After a review of the record, the Court finds Plaintiff's initial identification and disclosure regarding Dr. Raskas to be improper, deficient, and not substantially justified. However, Plaintiff's failure to disclose Dr. Raskas as a retained expert was harmless and does not warrant Defendants' request to prohibit or limit the doctor's testimony. Plaintiff identified Dr. Raskas as an expert in the initial disclosure. See Bayes v. Biomet, Inc., 4:13-CV-00800-SRC, 2020 WL 5848068 at *2 (E.D. Mo. Oct. 1, 2020) (allowing Plaintiffs' expert to testify despite improper disclosure because Plaintiffs identified the healthcare provider by name in the initial disclosures). Defendants also had access to records Dr. Raskas used to form his opinions and Dr. Raskas' letter, dated May 18, 2022. Defendants were able to access Dr. Raskas' report before the date of the deposition and had an opportunity to depose Dr. Raskas based on his report and review of the records. See Post v. Dolgencorp, LLC, 4:19-CV-00171-JAR, 2020 WL 3412238 at *6 (E.D. Mo. June 22, 2020) (finding defendant was not harmed by failure to disclose because “(1) [d]efendant was put on notice that Dr. Brown had opinions as to causation, (2) that [d]efendant was familiar with the scope and length of Dr. Brown's treatment of Plaintiff because it had access to her medical records, and (3) that [d]efendant was aware of Plaintiff's theory of causation.”). As to the third factor, the Court finds that allowing Dr. Raskas to testify would not disrupt the order or efficiency of the trial, which is scheduled for August, 2024, and eight (8) months after Defendants deposed Dr. Raskas. Finally, there is little risk of surprise to Defendants should Dr.
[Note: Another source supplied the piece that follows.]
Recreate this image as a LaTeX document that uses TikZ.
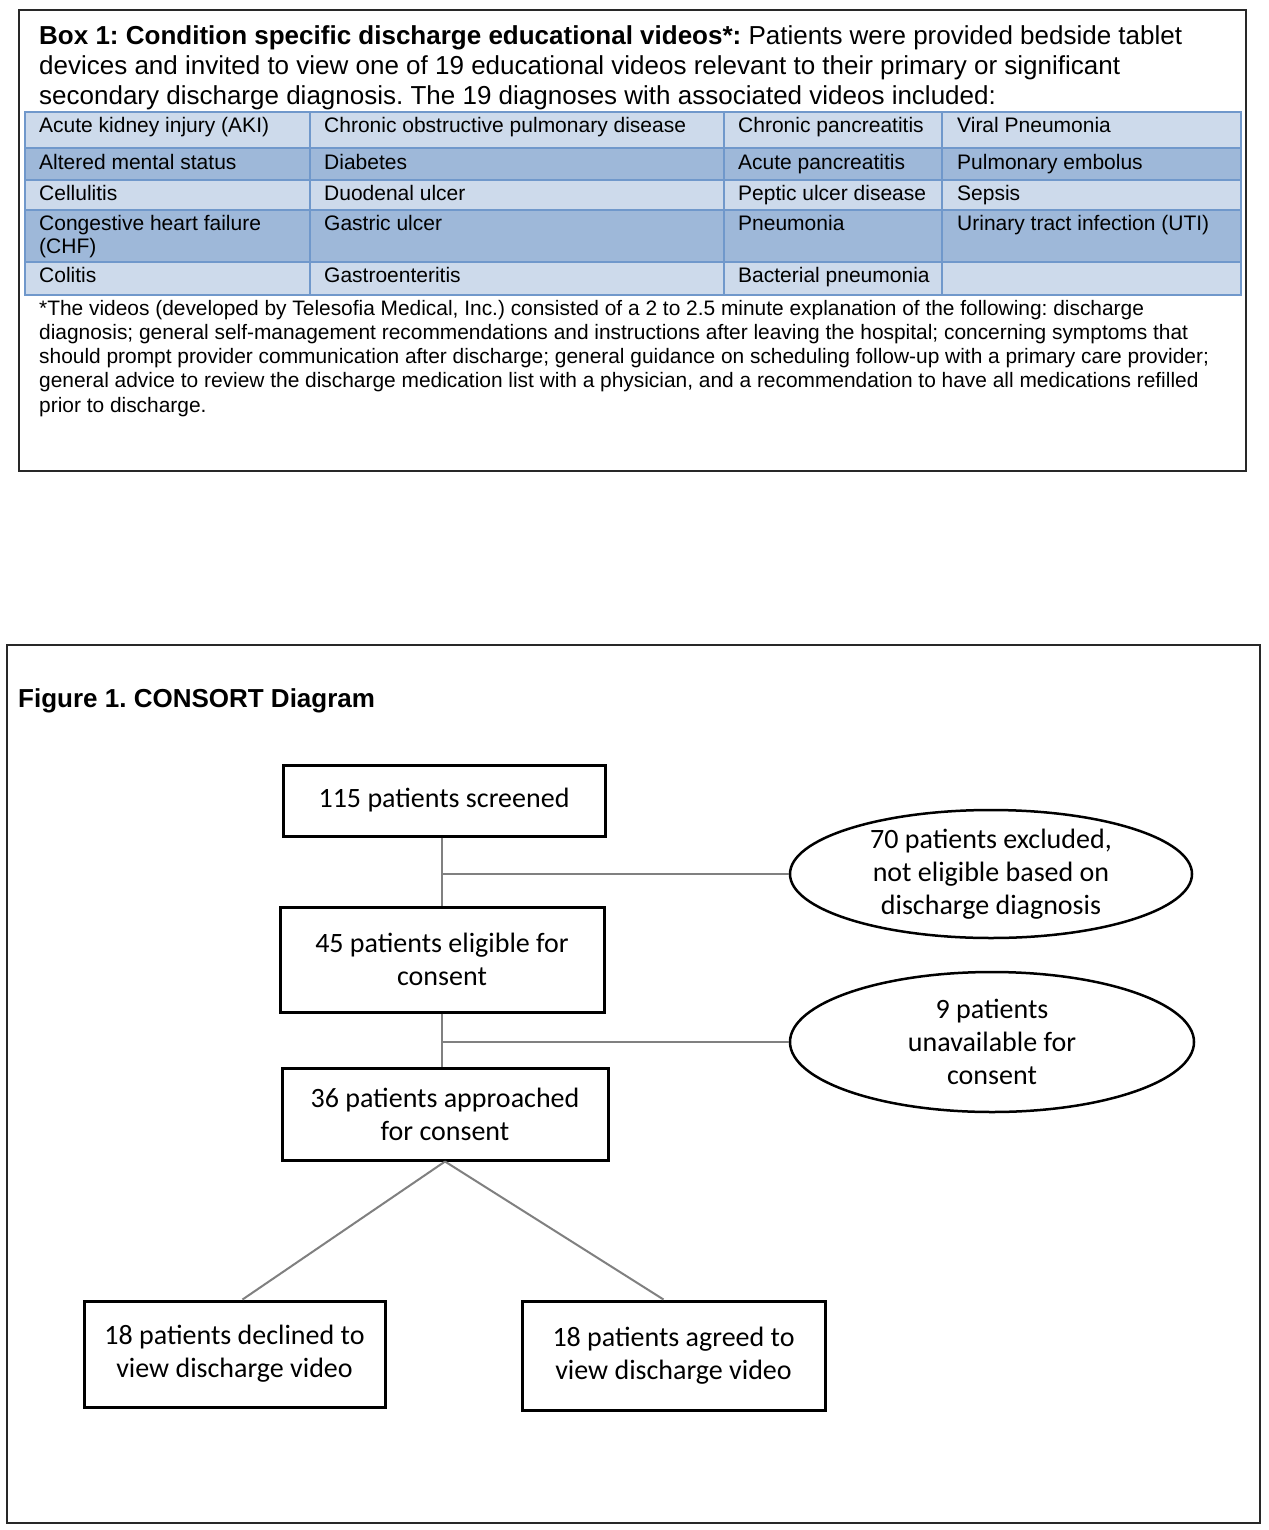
\documentclass[tikz,border=0pt]{standalone}
\usepackage{fontspec}
\setmainfont{Liberation Sans}
\newfontfamily\calibrifont{Carlito}
\usetikzlibrary{shapes.geometric,calc}
\definecolor{celllight}{RGB}{205,218,235}
\definecolor{celldark}{RGB}{158,184,217}
\definecolor{cellrule}{RGB}{112,152,203}
\definecolor{connector}{RGB}{128,128,128}
\definecolor{frame}{RGB}{40,40,40}
\frenchspacing
\begin{document}
\begin{tikzpicture}[x=1pt,y=-1pt,
  hdr/.style={anchor=base west,inner sep=0pt,font=\fontsize{26}{30}\selectfont},
  cell/.style={anchor=base west,inner sep=0pt,font=\fontsize{21}{24}\selectfont},
  note/.style={anchor=base west,inner sep=0pt,font=\fontsize{20.9}{24}\selectfont},
  flowbox/.style={draw=black,line width=3pt,rectangle,inner sep=0pt,align=center,
    font=\calibrifont\fontsize{28}{33}\selectfont},
  flowoval/.style={draw=black,line width=2.5pt,ellipse,inner sep=0pt,align=center,
    font=\calibrifont\fontsize{28}{33}\selectfont},
  link/.style={draw=connector,line width=2pt}]
\useasboundingbox[fill=white] (0,0) rectangle (1268,1530);

% ---------- Box 1 ----------
\draw[frame,line width=2pt] (19,10) rectangle (1246,471);
\node[hdr] (h1) at (39,45) {\textbf{Box 1: Condition specific discharge educational videos*:} Patients were provided bedside tablet};
\node[hdr] (h2) at (39,75) {devices and invited to view one of 19 educational videos relevant to their primary or significant};
\node[hdr] (h3) at (39,105) {secondary discharge diagnosis. The 19 diagnoses with associated videos included:};

% table fills
\fill[celllight] (25,112) rectangle (1241,148);
\fill[celldark]  (25,148) rectangle (1241,180);
\fill[celllight] (25,180) rectangle (1241,210);
\fill[celldark]  (25,210) rectangle (1241,262);
\fill[celllight] (25,262) rectangle (1241,295);
% grid
\draw[cellrule,line width=2.5pt] (25,112) rectangle (1241,295);
\foreach \yy in {148,180,210,262} \draw[cellrule,line width=2.5pt] (25,\yy) -- (1241,\yy);
\foreach \xx in {310,724,942} \draw[cellrule,line width=2.5pt] (\xx,112) -- (\xx,295);

% table text
\node[cell] (c11) at (39,133) {Acute kidney injury (AKI)};
\node[cell] (c12) at (324,133) {Chronic obstructive pulmonary disease};
\node[cell] (c13) at (738,133) {Chronic pancreatitis};
\node[cell] (c14) at (957,133) {Viral Pneumonia};
\node[cell] (c21) at (39,170) {Altered mental status};
\node[cell] (c22) at (324,170) {Diabetes};
\node[cell] (c23) at (738,170) {Acute pancreatitis};
\node[cell] (c24) at (957,170) {Pulmonary embolus};
\node[cell] (c31) at (39,201) {Cellulitis};
\node[cell] (c32) at (324,201) {Duodenal ulcer};
\node[cell] (c33) at (738,201) {Peptic ulcer disease};
\node[cell] (c34) at (957,201) {Sepsis};
\node[cell] (c41) at (39,231) {Congestive heart failure};
\node[cell] (c41b) at (39,254) {(CHF)};
\node[cell] (c42) at (324,231) {Gastric ulcer};
\node[cell] (c43) at (738,231) {Pneumonia};
\node[cell] (c44) at (957,231) {Urinary tract infection (UTI)};
\node[cell] (c51) at (39,282) {Colitis};
\node[cell] (c52) at (324,282) {Gastroenteritis};
\node[cell] (c53) at (738,282) {Bacterial pneumonia};

% footnote
\node[note] (n1) at (39,315) {*The videos (developed by Telesofia Medical, Inc.) consisted of a 2 to 2.5 minute explanation of the following: discharge};
\node[note] (n2) at (39,339) {diagnosis; general self-management recommendations and instructions after leaving the hospital; concerning symptoms that};
\node[note] (n3) at (39,363) {should prompt provider communication after discharge; general guidance on scheduling follow-up with a primary care provider;};
\node[note] (n4) at (39,387) {general advice to review the discharge medication list with a physician, and a recommendation to have all medications refilled};
\node[note] (n5) at (39,412) {prior to discharge.};

% ---------- Figure 1 ----------
\draw[frame,line width=2pt] (7,645) rectangle (1260,1523);
\node[hdr,font=\bfseries\fontsize{26}{30}\selectfont] (ftitle) at (18,707) {Figure 1. CONSORT Diagram};

\node[flowbox,minimum width=322pt,minimum height=71pt] (b1) at (444,800.5) {115 patients screened};
\node[flowbox,minimum width=324pt,minimum height=105pt] (b2) at (442,959.5) {45 patients eligible for\\consent};
\node[flowbox,minimum width=326pt,minimum height=92pt] (b3) at (445,1114) {36 patients approached\\for consent};
\node[flowbox,minimum width=301pt,minimum height=106pt] (b4) at (234.5,1354) {18 patients declined to\\view discharge video};
\node[flowbox,minimum width=303pt,minimum height=109pt] (b5) at (673.5,1355.5) {18 patients agreed to\\view discharge video};
\node[flowoval,minimum width=402pt,minimum height=128pt,inner ysep=-5pt] (e1) at (991,874) {70 patients excluded,\\not eligible based on\\discharge diagnosis};
\node[flowoval,minimum width=404pt,minimum height=140pt,inner ysep=-5pt] (e2) at (992,1042) {9 patients\\unavailable for\\consent};

\draw[link] (b2.north |- b1.south) -- (b2.north);
\draw[link] (b2.north |- e1.west) -- (e1.west);
\draw[link] (b2.south) -- (b2.south |- b3.north);
\draw[link] (b2.south |- e2.west) -- (e2.west);
\draw[link] (b3.south) -- ([xshift=8pt]b4.north);
\draw[link] (b3.south) -- ([xshift=-10pt]b5.north);
\end{tikzpicture}
\end{document}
Raskas testify regarding opinions expressed in the medical evaluation, the letter he authored, or subjects covered during the deposition.
Plaintiff must comply with the requirements of Fed.R.Civ.P. 26(a)(2)(B).
Accordingly, IT IS HEREBY ORDERED that Plaintiff's Motion for Leave to Amend Rule 26(a)(2) Disclosure is GRANTED.